Sedimentology and sample analysis
Limestone samples were examined in hand sample and thin section, with specific focus on the taxonomic identification of corals, coralline algae and large benthic foraminifera. The spatial context of dive samples was established from the video observations (i.e. precise sample location and whether broken off or loose). Each sample was then examined for evidence of orientation in both hand sample (e.g. discolouration and excessive growth on one side) and thin section (e.g. geopetals, growth direction, sorting, etc.). Thin section analysis was used to identify common assemblages of component grains and fossils that were then used to define sedimentary facies. These facies were compared with the modern environmental conditions of component biota to interpret their palaeoenvironments (e.g. [Adey et al., 1982], [Cabioch et al., 1999], [Fletcher et al., 2008], [Grigg, 1981], [Grigg et al., 1981], [Hallock, 1984], [Maragos, 1977], [Murray, 1991], [Renema, 2006], [Verheij, 1993] and [Veron, 2000]). The stratigraphic relationships of the facies within each sample were also recorded using cross-cutting and superposition principles to determine the sequence of palaeoenvironmental changes.

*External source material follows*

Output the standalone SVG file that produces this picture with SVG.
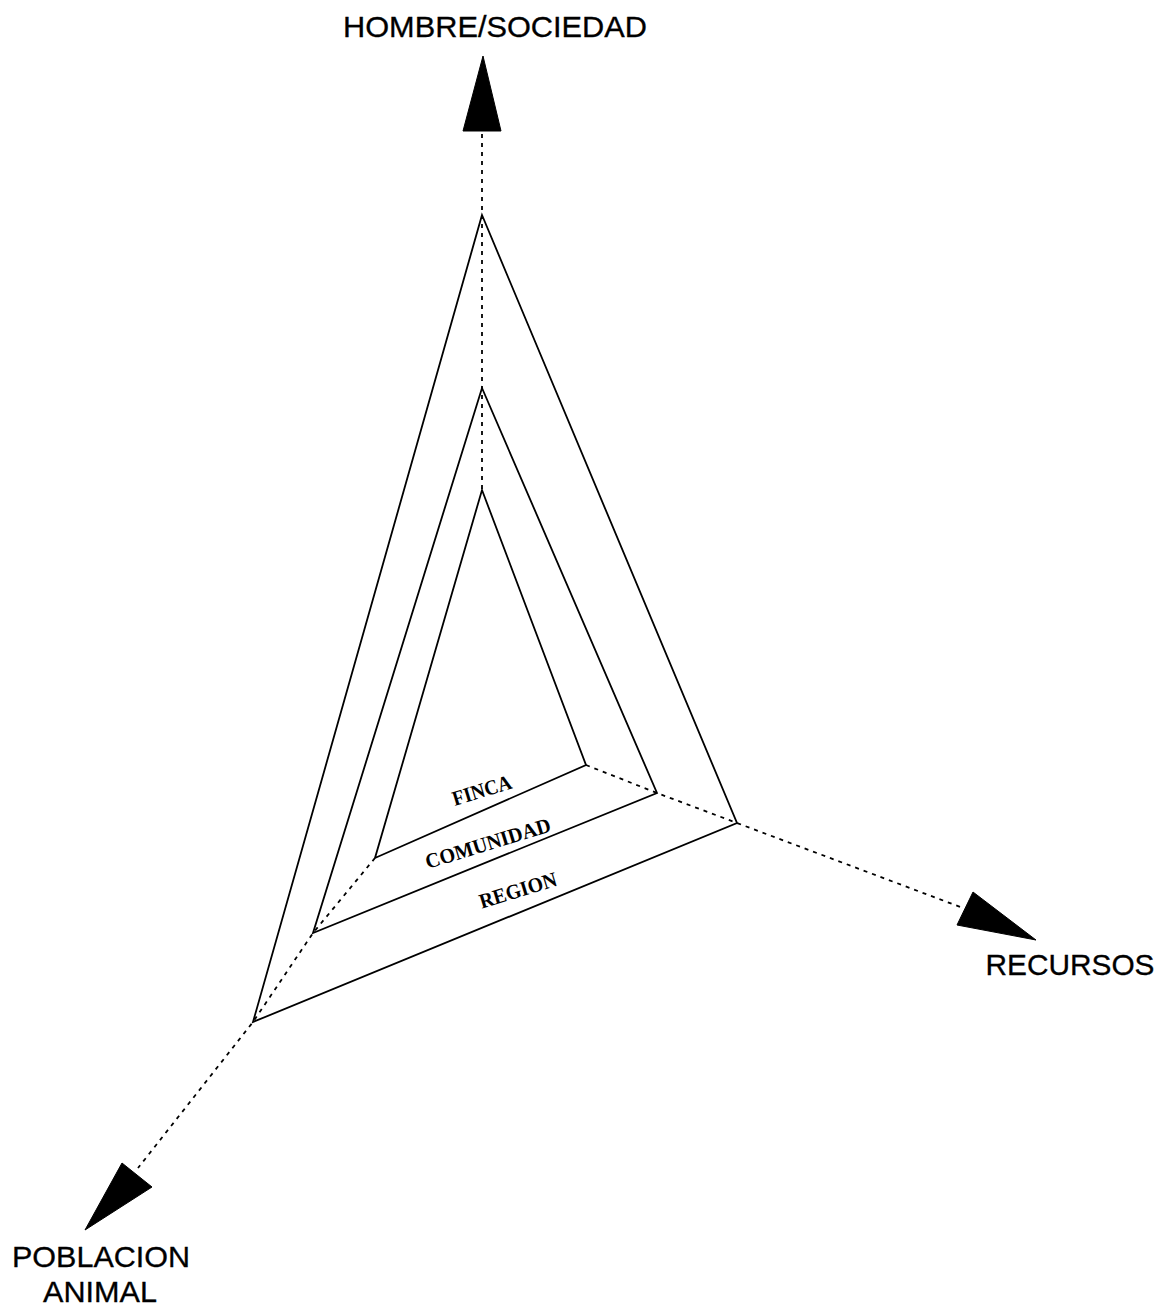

Statistical analysis of facies composition
Statistical analysis of the most common but compositionally diverse limestone facies was carried out. Microscope point counting of individual grains was used to examine variation in its components with respect to both depth and sample location on different terraces. This count used a Prior Model G point counter on 1 mm rows at 50 μm steps (selected from average grain size) and a 300 point sample size (for feasibility and uniformity). Forty-eight samples were selected and grains were categorised in 20 classes and prepared in matrices of sample number versus classification population. This data was analysed using Dissimilarity Matrices and Principle Components Analysis (Jongman et al., 1995) in the statistical software packages SPSS 14.0 and PcOrd. Multivariate differences between populations were tested using Multi-Response Permutation Procedure (MRPP), which is analogous to a non-parametric Manova (Zimmerman et al., 1985). To minimise the chance of a Type I error, a Bonferroni Correction was applied to the data to produce a significance level of 0.0083.